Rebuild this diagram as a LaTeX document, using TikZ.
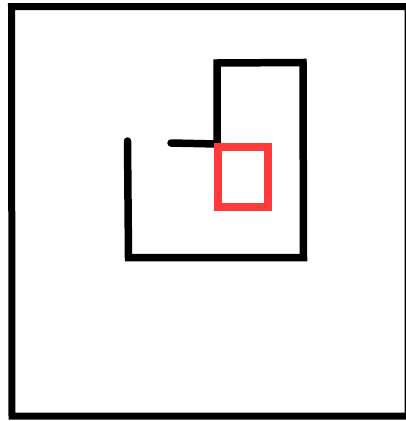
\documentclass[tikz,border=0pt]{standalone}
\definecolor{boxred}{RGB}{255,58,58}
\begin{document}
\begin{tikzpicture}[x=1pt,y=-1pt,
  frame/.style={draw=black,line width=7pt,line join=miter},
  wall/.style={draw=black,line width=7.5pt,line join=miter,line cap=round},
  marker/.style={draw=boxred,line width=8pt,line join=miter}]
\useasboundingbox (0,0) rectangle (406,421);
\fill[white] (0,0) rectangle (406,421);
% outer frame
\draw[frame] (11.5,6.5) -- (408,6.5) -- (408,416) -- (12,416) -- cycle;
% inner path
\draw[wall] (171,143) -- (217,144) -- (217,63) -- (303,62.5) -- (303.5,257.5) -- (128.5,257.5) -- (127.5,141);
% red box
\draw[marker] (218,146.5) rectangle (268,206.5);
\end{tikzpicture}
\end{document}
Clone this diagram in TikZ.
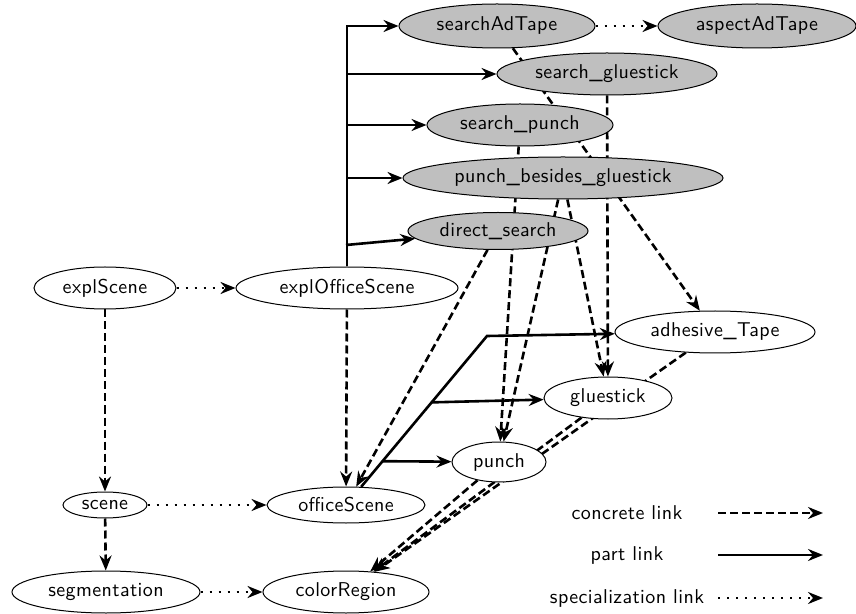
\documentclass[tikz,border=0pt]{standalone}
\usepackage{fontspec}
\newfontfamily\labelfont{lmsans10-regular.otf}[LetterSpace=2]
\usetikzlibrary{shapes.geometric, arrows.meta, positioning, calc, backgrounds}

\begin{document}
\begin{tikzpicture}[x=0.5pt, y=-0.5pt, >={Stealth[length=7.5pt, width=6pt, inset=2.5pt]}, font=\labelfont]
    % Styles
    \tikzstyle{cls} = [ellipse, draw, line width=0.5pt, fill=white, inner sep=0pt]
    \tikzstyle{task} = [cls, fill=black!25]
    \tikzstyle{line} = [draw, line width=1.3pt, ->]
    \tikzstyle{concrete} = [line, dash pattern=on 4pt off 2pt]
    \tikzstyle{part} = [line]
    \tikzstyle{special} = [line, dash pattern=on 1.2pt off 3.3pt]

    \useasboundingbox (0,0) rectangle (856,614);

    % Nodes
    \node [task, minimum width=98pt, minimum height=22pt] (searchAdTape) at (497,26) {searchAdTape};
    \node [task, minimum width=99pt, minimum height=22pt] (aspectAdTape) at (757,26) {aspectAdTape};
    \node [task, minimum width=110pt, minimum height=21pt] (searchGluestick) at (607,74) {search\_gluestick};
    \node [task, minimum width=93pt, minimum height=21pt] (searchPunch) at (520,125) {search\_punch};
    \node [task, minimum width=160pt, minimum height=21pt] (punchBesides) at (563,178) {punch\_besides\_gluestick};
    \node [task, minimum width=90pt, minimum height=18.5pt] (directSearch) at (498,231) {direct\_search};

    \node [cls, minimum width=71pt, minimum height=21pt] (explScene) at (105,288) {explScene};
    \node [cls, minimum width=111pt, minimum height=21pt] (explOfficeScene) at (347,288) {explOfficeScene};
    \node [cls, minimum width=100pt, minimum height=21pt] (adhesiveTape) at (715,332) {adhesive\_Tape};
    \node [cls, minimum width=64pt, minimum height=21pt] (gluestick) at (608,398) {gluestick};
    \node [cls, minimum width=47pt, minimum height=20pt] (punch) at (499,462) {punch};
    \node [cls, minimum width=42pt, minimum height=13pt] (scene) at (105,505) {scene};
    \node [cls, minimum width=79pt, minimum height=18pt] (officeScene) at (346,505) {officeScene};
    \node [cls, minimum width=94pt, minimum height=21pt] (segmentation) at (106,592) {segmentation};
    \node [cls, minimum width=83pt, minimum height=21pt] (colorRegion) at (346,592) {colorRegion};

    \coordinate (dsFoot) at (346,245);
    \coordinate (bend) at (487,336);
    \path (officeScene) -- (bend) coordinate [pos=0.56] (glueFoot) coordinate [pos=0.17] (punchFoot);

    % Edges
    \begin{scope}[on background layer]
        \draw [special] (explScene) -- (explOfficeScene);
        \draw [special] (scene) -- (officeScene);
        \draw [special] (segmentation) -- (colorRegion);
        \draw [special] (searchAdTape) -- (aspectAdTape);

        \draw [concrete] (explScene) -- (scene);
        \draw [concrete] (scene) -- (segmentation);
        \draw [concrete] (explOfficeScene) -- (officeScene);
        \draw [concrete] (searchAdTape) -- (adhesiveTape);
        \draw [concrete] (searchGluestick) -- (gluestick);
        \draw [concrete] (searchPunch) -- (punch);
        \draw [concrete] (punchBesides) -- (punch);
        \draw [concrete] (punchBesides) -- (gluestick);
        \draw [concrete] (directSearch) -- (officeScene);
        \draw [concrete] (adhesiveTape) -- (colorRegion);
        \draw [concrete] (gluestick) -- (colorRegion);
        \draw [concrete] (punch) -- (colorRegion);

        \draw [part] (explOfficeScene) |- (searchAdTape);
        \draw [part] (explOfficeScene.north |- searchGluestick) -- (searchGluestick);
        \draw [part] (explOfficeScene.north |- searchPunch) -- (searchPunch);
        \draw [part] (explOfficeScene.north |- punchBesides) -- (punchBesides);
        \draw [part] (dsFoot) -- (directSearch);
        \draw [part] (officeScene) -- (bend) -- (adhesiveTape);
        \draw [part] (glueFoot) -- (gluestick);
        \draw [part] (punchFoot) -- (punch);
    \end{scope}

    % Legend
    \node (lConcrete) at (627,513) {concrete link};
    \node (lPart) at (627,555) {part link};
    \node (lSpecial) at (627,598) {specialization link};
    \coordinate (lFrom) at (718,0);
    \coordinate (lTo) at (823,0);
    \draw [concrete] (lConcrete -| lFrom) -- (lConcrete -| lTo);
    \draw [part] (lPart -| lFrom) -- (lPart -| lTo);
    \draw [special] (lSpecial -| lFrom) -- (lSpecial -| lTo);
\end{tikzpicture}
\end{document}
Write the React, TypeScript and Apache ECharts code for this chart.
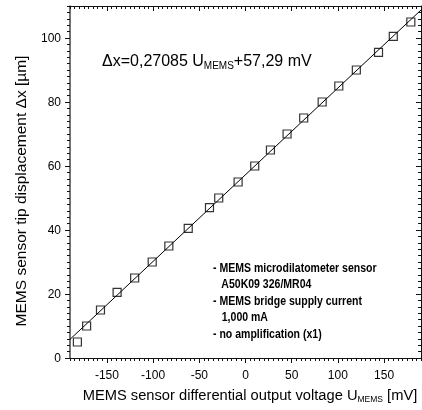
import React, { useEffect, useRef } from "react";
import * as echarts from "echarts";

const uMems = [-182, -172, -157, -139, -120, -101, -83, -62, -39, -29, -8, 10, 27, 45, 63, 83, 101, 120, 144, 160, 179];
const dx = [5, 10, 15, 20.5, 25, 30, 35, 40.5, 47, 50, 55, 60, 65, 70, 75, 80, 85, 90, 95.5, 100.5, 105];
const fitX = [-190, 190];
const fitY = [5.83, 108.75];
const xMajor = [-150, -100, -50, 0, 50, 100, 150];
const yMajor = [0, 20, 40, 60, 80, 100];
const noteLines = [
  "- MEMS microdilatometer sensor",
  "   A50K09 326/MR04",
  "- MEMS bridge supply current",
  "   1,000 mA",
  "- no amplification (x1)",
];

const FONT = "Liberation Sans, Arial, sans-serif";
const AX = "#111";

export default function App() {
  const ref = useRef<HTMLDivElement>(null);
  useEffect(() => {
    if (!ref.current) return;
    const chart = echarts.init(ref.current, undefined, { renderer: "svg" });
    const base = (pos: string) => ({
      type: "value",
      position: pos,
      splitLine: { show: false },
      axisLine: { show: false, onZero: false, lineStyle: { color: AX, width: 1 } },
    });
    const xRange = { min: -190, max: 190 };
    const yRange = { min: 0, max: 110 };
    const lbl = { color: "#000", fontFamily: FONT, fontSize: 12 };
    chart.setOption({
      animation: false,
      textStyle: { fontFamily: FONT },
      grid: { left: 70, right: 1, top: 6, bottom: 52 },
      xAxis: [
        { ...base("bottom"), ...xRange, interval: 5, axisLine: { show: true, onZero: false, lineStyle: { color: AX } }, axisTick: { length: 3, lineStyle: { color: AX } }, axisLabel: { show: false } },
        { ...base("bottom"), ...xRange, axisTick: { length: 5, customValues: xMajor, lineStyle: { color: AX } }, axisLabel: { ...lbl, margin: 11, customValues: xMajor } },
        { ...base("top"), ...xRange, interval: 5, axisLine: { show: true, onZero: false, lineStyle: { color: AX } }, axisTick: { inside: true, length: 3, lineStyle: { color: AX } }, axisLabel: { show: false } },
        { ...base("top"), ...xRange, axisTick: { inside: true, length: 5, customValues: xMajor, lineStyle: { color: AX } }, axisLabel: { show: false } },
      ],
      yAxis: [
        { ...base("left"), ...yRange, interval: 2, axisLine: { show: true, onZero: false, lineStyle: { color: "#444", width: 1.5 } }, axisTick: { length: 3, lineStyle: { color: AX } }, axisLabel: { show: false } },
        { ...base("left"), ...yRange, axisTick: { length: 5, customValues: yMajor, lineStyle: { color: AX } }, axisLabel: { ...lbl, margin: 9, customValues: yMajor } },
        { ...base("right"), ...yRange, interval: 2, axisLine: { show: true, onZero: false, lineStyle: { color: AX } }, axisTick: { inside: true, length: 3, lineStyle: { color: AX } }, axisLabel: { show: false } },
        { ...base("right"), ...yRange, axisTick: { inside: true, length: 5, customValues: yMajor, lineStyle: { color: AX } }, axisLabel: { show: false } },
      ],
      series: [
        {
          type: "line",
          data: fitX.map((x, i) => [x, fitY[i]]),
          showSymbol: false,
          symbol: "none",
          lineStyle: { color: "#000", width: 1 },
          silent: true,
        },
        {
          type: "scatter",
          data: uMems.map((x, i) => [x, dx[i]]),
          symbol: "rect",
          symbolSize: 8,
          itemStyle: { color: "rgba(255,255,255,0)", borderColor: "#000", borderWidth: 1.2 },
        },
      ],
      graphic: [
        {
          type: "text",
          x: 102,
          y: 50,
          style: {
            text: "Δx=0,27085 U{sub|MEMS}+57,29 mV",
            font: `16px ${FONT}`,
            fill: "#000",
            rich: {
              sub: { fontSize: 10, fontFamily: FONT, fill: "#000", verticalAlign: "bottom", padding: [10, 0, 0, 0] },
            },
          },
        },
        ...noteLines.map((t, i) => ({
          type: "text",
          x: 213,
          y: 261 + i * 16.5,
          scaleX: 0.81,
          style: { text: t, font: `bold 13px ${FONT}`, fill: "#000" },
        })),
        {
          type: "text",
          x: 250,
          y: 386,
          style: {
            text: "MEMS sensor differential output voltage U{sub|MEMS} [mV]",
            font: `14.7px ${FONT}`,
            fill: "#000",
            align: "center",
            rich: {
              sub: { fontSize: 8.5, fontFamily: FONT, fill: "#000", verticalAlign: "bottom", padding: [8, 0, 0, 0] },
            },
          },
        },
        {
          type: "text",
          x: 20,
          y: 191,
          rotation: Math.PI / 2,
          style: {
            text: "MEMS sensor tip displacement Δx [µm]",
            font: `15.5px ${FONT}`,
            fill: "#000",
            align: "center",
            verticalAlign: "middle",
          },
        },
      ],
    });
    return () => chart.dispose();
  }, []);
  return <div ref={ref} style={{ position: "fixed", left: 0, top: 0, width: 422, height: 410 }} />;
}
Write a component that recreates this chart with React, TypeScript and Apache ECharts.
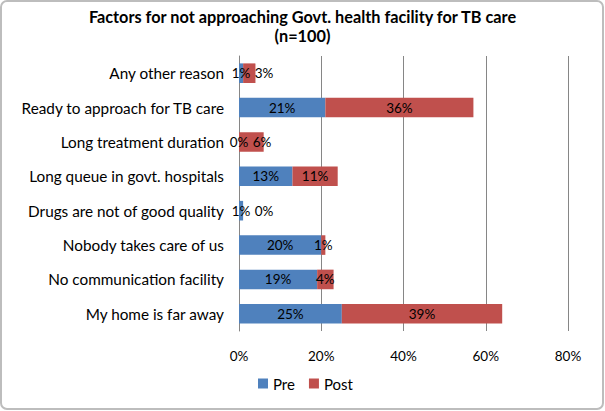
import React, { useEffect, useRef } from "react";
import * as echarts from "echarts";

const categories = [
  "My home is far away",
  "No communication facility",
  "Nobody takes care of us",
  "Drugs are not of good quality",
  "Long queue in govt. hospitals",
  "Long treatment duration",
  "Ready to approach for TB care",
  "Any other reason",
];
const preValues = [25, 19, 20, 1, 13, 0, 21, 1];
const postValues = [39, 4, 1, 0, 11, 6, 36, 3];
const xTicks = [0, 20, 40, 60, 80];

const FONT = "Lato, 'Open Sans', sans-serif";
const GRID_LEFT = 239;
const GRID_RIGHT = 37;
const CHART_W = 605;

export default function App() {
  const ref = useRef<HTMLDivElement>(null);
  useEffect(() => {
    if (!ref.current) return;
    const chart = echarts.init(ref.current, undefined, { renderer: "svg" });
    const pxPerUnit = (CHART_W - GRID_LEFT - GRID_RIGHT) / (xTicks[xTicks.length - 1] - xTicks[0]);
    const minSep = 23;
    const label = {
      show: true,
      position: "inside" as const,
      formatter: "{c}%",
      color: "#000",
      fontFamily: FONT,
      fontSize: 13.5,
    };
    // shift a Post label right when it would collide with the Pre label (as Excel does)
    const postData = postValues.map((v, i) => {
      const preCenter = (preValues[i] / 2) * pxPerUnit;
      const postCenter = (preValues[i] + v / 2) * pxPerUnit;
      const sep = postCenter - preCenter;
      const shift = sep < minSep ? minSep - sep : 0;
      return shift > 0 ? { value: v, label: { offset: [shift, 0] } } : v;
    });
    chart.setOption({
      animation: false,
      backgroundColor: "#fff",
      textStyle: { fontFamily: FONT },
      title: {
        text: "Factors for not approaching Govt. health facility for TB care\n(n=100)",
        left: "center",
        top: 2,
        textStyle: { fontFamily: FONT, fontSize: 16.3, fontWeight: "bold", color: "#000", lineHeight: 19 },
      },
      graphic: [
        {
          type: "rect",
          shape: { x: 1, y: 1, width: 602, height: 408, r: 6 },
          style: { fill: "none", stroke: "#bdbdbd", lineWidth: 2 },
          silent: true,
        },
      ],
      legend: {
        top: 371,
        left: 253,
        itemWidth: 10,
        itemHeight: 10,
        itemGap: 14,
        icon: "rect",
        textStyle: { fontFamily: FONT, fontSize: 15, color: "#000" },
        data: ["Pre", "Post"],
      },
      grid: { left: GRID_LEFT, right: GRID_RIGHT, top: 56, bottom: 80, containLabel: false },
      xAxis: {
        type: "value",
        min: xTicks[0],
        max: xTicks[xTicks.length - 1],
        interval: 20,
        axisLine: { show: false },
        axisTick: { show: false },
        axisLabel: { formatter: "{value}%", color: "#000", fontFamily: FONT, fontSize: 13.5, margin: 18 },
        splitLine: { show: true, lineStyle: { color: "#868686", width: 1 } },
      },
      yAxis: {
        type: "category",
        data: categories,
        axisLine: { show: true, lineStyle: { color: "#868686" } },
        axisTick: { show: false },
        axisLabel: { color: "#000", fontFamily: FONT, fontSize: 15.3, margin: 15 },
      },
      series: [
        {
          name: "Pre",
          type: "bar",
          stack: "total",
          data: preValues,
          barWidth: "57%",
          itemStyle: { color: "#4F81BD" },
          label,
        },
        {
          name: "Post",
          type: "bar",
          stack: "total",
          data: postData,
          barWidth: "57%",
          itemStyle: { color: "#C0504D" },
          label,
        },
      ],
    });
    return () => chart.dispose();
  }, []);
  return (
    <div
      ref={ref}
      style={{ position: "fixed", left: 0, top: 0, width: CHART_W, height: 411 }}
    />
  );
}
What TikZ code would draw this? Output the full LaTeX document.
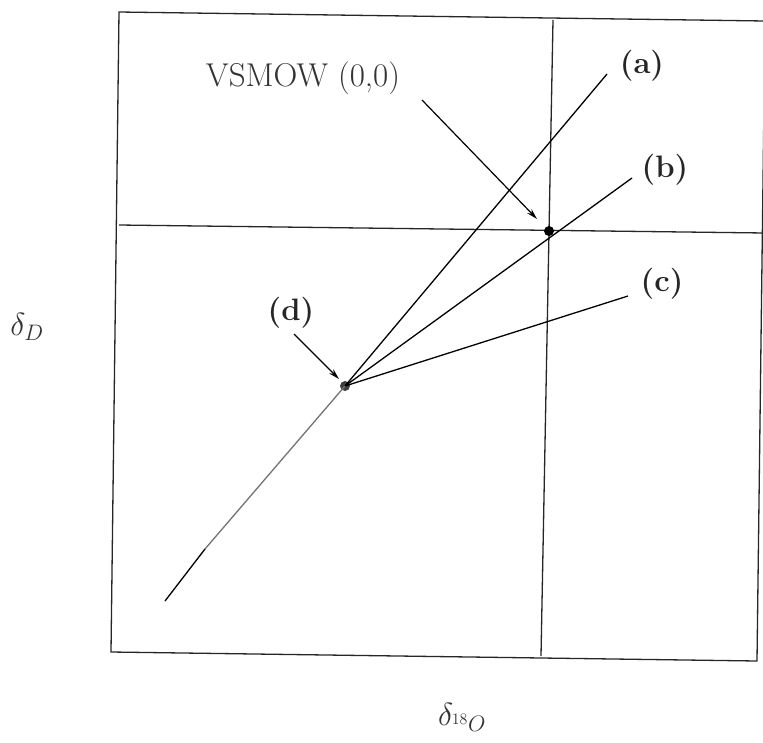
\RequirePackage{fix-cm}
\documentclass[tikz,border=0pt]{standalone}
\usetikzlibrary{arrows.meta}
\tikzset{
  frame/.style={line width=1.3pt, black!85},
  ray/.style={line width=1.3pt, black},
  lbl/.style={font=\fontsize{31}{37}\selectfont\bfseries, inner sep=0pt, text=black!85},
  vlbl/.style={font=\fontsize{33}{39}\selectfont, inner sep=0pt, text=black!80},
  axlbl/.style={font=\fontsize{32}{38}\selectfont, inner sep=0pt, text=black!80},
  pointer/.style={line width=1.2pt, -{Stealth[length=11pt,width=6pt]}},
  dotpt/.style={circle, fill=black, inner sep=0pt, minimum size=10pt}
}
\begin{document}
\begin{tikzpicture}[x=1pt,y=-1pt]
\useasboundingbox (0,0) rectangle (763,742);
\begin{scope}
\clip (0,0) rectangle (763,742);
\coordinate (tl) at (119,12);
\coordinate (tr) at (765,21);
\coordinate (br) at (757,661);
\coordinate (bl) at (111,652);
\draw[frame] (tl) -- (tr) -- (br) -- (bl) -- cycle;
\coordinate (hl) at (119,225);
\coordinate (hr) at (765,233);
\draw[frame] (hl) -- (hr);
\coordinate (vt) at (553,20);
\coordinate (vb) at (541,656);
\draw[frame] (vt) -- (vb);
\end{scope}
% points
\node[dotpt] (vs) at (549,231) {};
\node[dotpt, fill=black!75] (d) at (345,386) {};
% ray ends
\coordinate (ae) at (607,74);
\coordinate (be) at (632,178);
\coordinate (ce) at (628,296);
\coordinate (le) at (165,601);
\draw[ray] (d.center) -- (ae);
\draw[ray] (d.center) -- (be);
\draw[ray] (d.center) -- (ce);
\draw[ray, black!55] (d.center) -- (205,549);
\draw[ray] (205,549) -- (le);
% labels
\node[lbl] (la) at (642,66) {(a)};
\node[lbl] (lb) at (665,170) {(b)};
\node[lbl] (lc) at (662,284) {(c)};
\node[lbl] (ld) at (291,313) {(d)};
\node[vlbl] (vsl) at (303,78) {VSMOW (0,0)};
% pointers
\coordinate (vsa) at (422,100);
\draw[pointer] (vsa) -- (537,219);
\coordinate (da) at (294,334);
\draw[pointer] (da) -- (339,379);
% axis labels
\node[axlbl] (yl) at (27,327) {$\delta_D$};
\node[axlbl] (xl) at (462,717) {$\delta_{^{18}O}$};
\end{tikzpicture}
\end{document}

Exercise instructions: Find "TypeScript". Copy every line it occurs in.

Finished exercise:
Write the React, TypeScript and Apache ECharts code for this chart.
Write a component that recreates this chart with React, TypeScript and Apache ECharts.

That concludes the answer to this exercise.